La nave stracarica, tutta stantuffi e gemiti, l’accozzaglia umana, la calca, il caldo, l’orizzonte monotono segnato dalla navigazione, l’oscurità della notte che, unica sul ponte, concede degno refrigerio ai sensi urtati da eccessiva umanità, restituiscono alla memoria altre belle pagine di Zweig pur anticipandole cronologicamente. Sono quelle della memorabile transoceanica partita a scacchi affidata all’ ultima novella scritta dall’austriaco prima del suicidio. Il tema del suicidio poi è accarezzato dalle parole del medico tedesco al servizio del governo olandese, al rientro in patria, depauperato di tutta la sua esistenza : né pensione, né averi personali, in fuga, condannato dall’amok , una sorta di idrofobia accompagnata da follia omicida che colpisce gli indigeni indonesiani e che lo ha ostacolato nella sua missione di medico nell’incontro fortuito con una donna che avrebbe potuto aiutare se solo non …
Ora ne parla al nostro passeggero ma è un condannato come quello buzzatiano che attende lo scontro finale con il colombre dopo che gli ha impresso il sigillo di morte certa. Non c’è la possibilità dell’aiuto umano, è destinato a stramazzare al suolo , prima però compirà il gesto di redenzione, l’atto salvifico e al tempo stesso di congedo : “la prego, non si disturbi … l’unico diritto umano che alla fine ti rimane è quello di crepare come credi … senza essere scocciato dall’aiuto altrui”.

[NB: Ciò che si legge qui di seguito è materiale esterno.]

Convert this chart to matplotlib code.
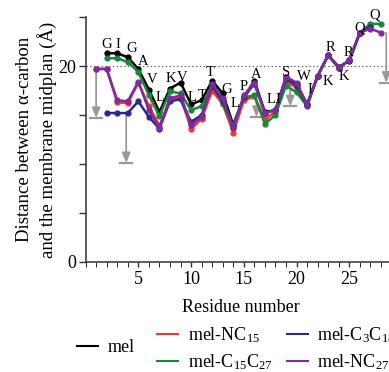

L’ambientazione coloniale richiamata dall’evocazione dei fatti accaduti prima dell’imbarco, il potere di un mondo di fagocitarti l’animo, il sovvertimento dei sensi, la solitudine voluta e ricercata, l’amore e la morte rendono indimenticabile la narrazione che incede tumultuosa fra i meandri dell’animo umano in pagine febbrili, deliranti, rapitrici quanto l’amok. Degna prova del miglior Zweig.